Amriter Mrityu
- Author: Sharadindu Bandyopadhyay
- Original title: অমৃতের মৃত্যু
- Language: Bengali
- Series: Byomkesh Bakshi
- Genre: Detective, crime, mystery
- Publication date: 1958
- Publication place: India
- Media type: Print (hardback & paperback)
- Preceded by: Monimondon
- Followed by: Shailo Rahasya

= Amriter Mrityu =

Bengali detective novella by Sharadindu Bandyopadhyay

Amriter Mrityu (অমৃতের মৃত্যু), translated as "Amrit's Death", is a 1958 Bengali detective novella by Sharadindu Bandyopadhyay. It is the 18th story in the famous Byomkesh Bakshi series and follows the exploits of the detective Byomkesh Bakshi, who, along with his friend and chronicler Ajit Bandyopadhyay, solves mysteries in Bengal. The story is notable for its rural setting and its exploration of post-war arms smuggling and crime.

== Plot ==
The story begins with detective Byomkesh Bakshi and his friend Ajit Bandyopadhyay arriving in the village of Santalgola to investigate suspected arms smuggling. They work undercover, with Byomkesh posing as a businessman to avoid drawing attention to their true purpose.

Shortly after their arrival, a series of mysterious events unfold

A young man named Amrit is found dead in the nearby forest. Before his death, Amrit had claimed to have seen a ghost rider on a black horse in the woods at night. This sighting is initially dismissed as the imagination of a superstitious villager.

Another local resident, Sadananda Sur, is killed by a bomb blast upon returning home from a trip. This second death raises suspicions and complicates the case further.

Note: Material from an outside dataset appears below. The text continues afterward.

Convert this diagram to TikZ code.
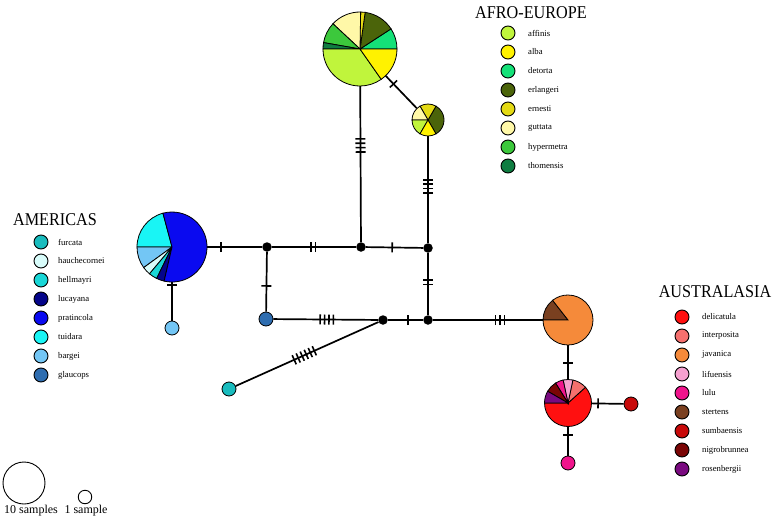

As Byomkesh begins his investigation, he uncovers several intriguing elements:

- Rumors of illegal activities happening in the forest at night
- The presence of a mysterious black horse that becomes a recurring element in witness accounts
- Recent financial transactions and relationships between various villagers
- The strategic importance of certain locations in and around the village

The detective's investigation leads him through a complex web of local relationships, hidden motives, and deceptive appearances. He must navigate the rural setting, where traditional beliefs often clash with modern crime, and where the aftermath of war has left its mark on the community.

Byomkesh employs his keen observational skills and deductive reasoning to piece together the puzzle. He realizes that the solution to the arms smuggling case is intricately linked to the mysterious deaths and the legend of the ghost rider.

As the story progresses, Byomkesh gets closer to uncovering the truth, but also finds himself in increasing danger. The novella builds tension as the detective races against time to solve the case before more lives are lost.

The story culminates in a clever trap set by Byomkesh to expose the true culprit, leading to a dramatic confrontation that reveals the full extent of the criminal activities taking place in Santalgola.

== Characters ==
- Byomkesh Bakshi – the detective
- Ajit Bandyopadhyay – Byomkesh's friend and chronicler
- Amrit – a young villager whose mysterious death sparks the investigation
- Sadananda Sur – a villager killed by a bomb blast
- Bishwanath Mallick – the owner of a rice mill and the main antagonist
- Sukhmoy Daroga – the local police officer

== Themes ==
The novella explores several themes, including:

- Post-war arms smuggling in rural Bengal
- The contrast between appearances and reality
- The complexities of human nature and motivation
- The power of deductive reasoning in solving crimes

== Publication history ==
Amriter Mrityu was first published in 1958. It has since been included in various collections of Byomkesh Bakshi stories, most notably in the comprehensive Byomkesh Samagra by Ananda Publishers.

The story has been translated into English and included in collections such as The Rhythm of Riddles: The Adventures of Byomkesh Bakshi, published by HarperCollins India.

== Adaptations ==

=== Television ===
This story was adapted as the episode titled "Amrit Ki Maut" of the Byomkesh Bakshi (1993–1997) television series, starring Rajit Kapur as Byomkesh Bakshi. It aired on Doordarshan as the 6th episode of the 2nd season in 1997. The series was directed by Basu Chatterjee.

=== Other media ===
An audiobook version is available on YouTube, narrated in Bengali.